Practical strategies to engage every sensory channel — and every spectator. The best magicians enhance their tricks with these tools.

Magic is a multi-layered experience. It’s visual, it’s emotional, it’s social. But step back for a moment and ask yourself: How many senses am I actually engaging in my magic? 

Most magicians unintentionally focus on sight and sound. They work on what the spectators see, refining their technique, planning the staging, and they shape the sound — the script they deliver, or the music they choose. The job is done. But is it, really?

What if your magic could go deeper, fully immersing your audience by involving all five senses?

The Psychology of Multi-Sensory Engagement

The human brain doesn’t process the senses in isolation. Information from sight, sound, smell, taste, and touch is constantly integrated, cross-referenced, and stored as a single experience.
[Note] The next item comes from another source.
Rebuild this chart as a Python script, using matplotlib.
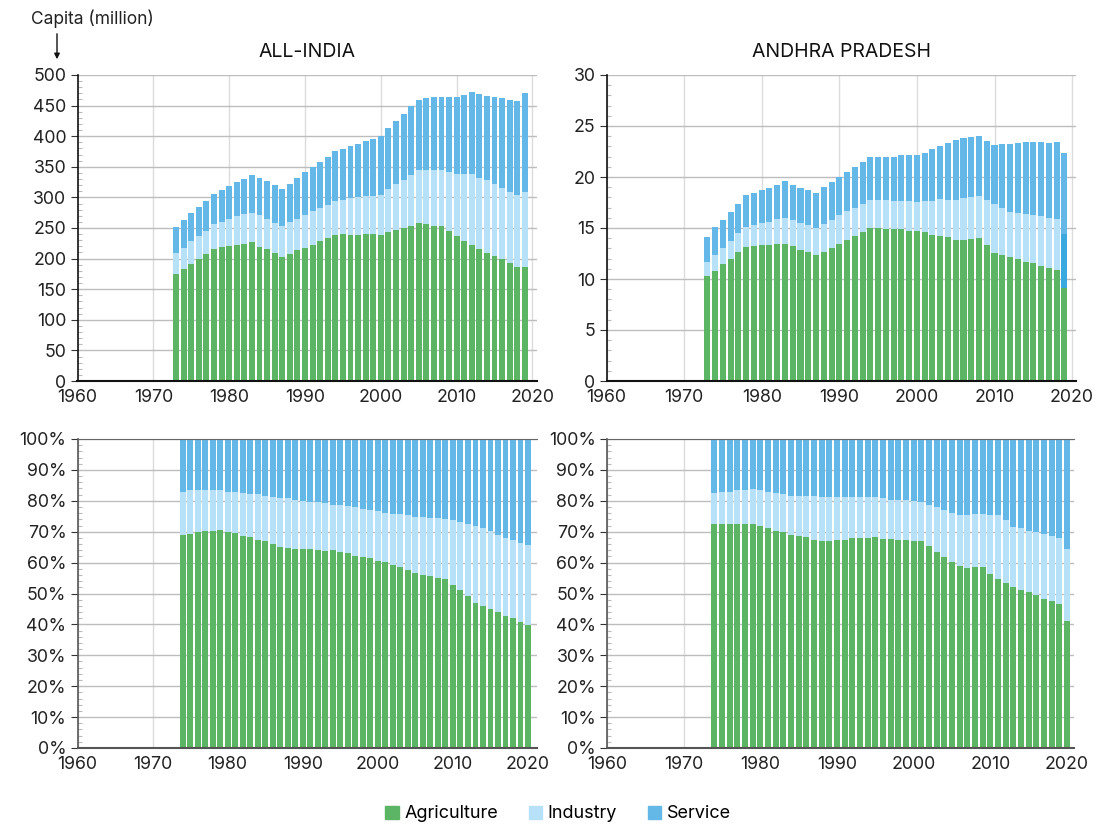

The richer the sensory input, the stronger the encoding in memory. This is why a certain smell instantly takes you back to childhood, or a song can make you vividly remember a place. These sensory triggers don’t just remind you of the event — they make you relive it, complete with the emotions you felt at the time.

From a psychological standpoint, involving multiple senses isn’t about throwing random smells, tastes, and touches to your routine for the sake of novelty — it’s a way to anchor your magic more deeply in the audience’s mind.

Also, every person has a dominant sense. Some process visual information best, others are more attuned to sound, touch, and so on. By engaging all five senses, you ensure that no matter who’s in your audience, your magic will speak to them in their preferred channel. It’s like having an audience of different nationalities and being able to speak each of their languages at the same time.

Your performance becomes more inclusive, more memorable, and more emotionally charged.

Touch: Direct to the Nervous System

Touch bypasses a lot of conscious filtering. Physical contact increases oxytocin levels, which can deepen trust and connection between magician and spectator.

Imagine it as a dance: it’s not only you stepping into the spectator’s intimate space — it’s also them, through gestures, smiles, and words, moving closer to you and accepting a greater degree of contact.

You might let the spectator feel an object change beneath their fingertips — something smooth becoming rough. You could take it further by having the spectator blindfolded. Their tactile focus heightens the magic, and their verbal description becomes part of the performance itself.